_DATASET CONTENT_
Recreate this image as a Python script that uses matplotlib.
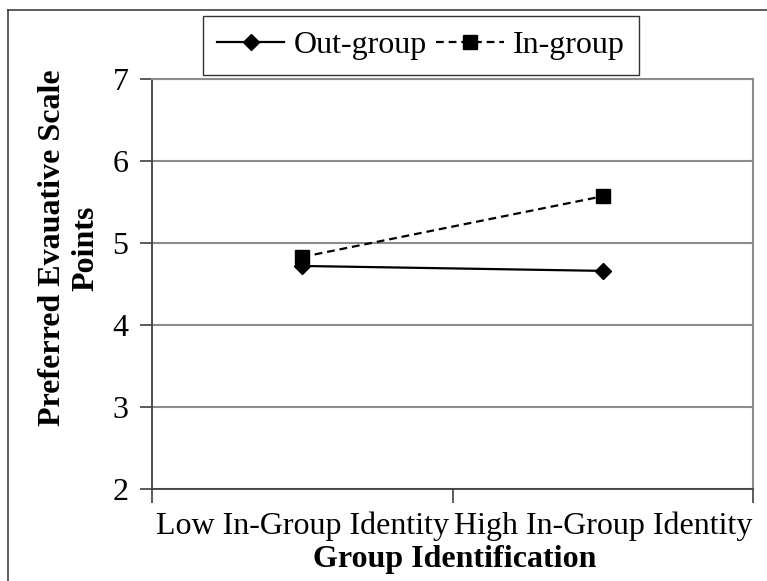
import numpy as np
import matplotlib.pyplot as plt
from matplotlib.lines import Line2D

plt.rcParams['font.family'] = ['Liberation Serif', 'DejaVu Serif']

groups = ['Low In-Group Identity', 'High In-Group Identity']
out_group = [4.72, 4.66]
in_group = [4.83, 5.57]

fs = 23

fig = plt.figure(figsize=(7.67, 5.81), dpi=100)
ax = fig.add_axes([152/767, 1-489/581, (753-152)/767, (489-79)/581])

x = np.arange(len(groups))
ax.plot(x, out_group, color='black', lw=1.6, marker='D', markersize=8.5,
        label='Out-group', zorder=3)
ax.plot(x, in_group, color='black', lw=1.6, ls=(0, (3.5, 2.2)), marker='s',
        markersize=10, label='In-group', zorder=4)

ax.set_xlim(-0.5, 1.5)
ax.set_ylim(2, 7)
ax.set_yticks([2, 3, 4, 5, 6, 7])
ax.yaxis.grid(True, color='#8c8c8c', lw=1.5)
ax.set_axisbelow(True)

# category boundaries as ticks, names centred between them
ax.set_xticks([-0.5, 0.5, 1.5])
ax.set_xticklabels([])
ax.set_xticks(x, minor=True)
ax.set_xticklabels(groups, minor=True)
ax.tick_params(axis='x', which='major', length=10, width=1.2, color='#404040')
ax.tick_params(axis='x', which='minor', length=0, pad=16, labelsize=fs)
ax.tick_params(axis='y', length=9, width=1.2, color='#404040', labelsize=fs, pad=8)

for s in ['top', 'right']:
    ax.spines[s].set_color('#8c8c8c')
    ax.spines[s].set_linewidth(1.5)
for s in ['left', 'bottom']:
    ax.spines[s].set_color('#404040')
    ax.spines[s].set_linewidth(1.3)

fig.text(69/767, 1-248/581, 'Preferred Evauative Scale\nPoints', rotation=90,
         ha='center', va='center', fontsize=fs, fontweight='bold',
         linespacing=1.2)
fig.text(455/767, 1-559/581, 'Group Identification', ha='center', va='center',
         fontsize=fs, fontweight='bold')

leg = ax.legend(loc='center', bbox_to_anchor=(421/767, 1-45.5/581),
                bbox_transform=fig.transFigure, ncol=2, fontsize=fs,
                frameon=True, fancybox=False, handlelength=2.1,
                handletextpad=0.3, columnspacing=0.3, borderpad=0.45,
                borderaxespad=0)
leg.get_frame().set_edgecolor('black')
leg.get_frame().set_linewidth(1.0)

# outer chart border
fig.add_artist(Line2D([8/767, 1], [1-10/581, 1-10/581], color='#404040', lw=1.2,
                      transform=fig.transFigure))
fig.add_artist(Line2D([8/767, 8/767], [0, 1-10/581], color='#404040', lw=1.2,
                      transform=fig.transFigure))

fig.savefig('out.png', dpi=100)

_WHAT YOU WILL DO_
Give back every line exactly as it stands, pictures excluded.

_WORKED SOLUTION_
Recreate this image as a Python script that uses matplotlib.
import numpy as np
import matplotlib.pyplot as plt
from matplotlib.lines import Line2D

plt.rcParams['font.family'] = ['Liberation Serif', 'DejaVu Serif']

groups = ['Low In-Group Identity', 'High In-Group Identity']
out_group = [4.72, 4.66]
in_group = [4.83, 5.57]

fs = 23

fig = plt.figure(figsize=(7.67, 5.81), dpi=100)
ax = fig.add_axes([152/767, 1-489/581, (753-152)/767, (489-79)/581])

x = np.arange(len(groups))
ax.plot(x, out_group, color='black', lw=1.6, marker='D', markersize=8.5,
        label='Out-group', zorder=3)
ax.plot(x, in_group, color='black', lw=1.6, ls=(0, (3.5, 2.2)), marker='s',
        markersize=10, label='In-group', zorder=4)

ax.set_xlim(-0.5, 1.5)
ax.set_ylim(2, 7)
ax.set_yticks([2, 3, 4, 5, 6, 7])
ax.yaxis.grid(True, color='#8c8c8c', lw=1.5)
ax.set_axisbelow(True)

# category boundaries as ticks, names centred between them
ax.set_xticks([-0.5, 0.5, 1.5])
ax.set_xticklabels([])
ax.set_xticks(x, minor=True)
ax.set_xticklabels(groups, minor=True)
ax.tick_params(axis='x', which='major', length=10, width=1.2, color='#404040')
ax.tick_params(axis='x', which='minor', length=0, pad=16, labelsize=fs)
ax.tick_params(axis='y', length=9, width=1.2, color='#404040', labelsize=fs, pad=8)

for s in ['top', 'right']:
    ax.spines[s].set_color('#8c8c8c')
    ax.spines[s].set_linewidth(1.5)
for s in ['left', 'bottom']:
    ax.spines[s].set_color('#404040')
    ax.spines[s].set_linewidth(1.3)

fig.text(69/767, 1-248/581, 'Preferred Evauative Scale\nPoints', rotation=90,
         ha='center', va='center', fontsize=fs, fontweight='bold',
         linespacing=1.2)
fig.text(455/767, 1-559/581, 'Group Identification', ha='center', va='center',
         fontsize=fs, fontweight='bold')

leg = ax.legend(loc='center', bbox_to_anchor=(421/767, 1-45.5/581),
                bbox_transform=fig.transFigure, ncol=2, fontsize=fs,
                frameon=True, fancybox=False, handlelength=2.1,
                handletextpad=0.3, columnspacing=0.3, borderpad=0.45,
                borderaxespad=0)
leg.get_frame().set_edgecolor('black')
leg.get_frame().set_linewidth(1.0)

# outer chart border
fig.add_artist(Line2D([8/767, 1], [1-10/581, 1-10/581], color='#404040', lw=1.2,
                      transform=fig.transFigure))
fig.add_artist(Line2D([8/767, 8/767], [0, 1-10/581], color='#404040', lw=1.2,
                      transform=fig.transFigure))

fig.savefig('out.png', dpi=100)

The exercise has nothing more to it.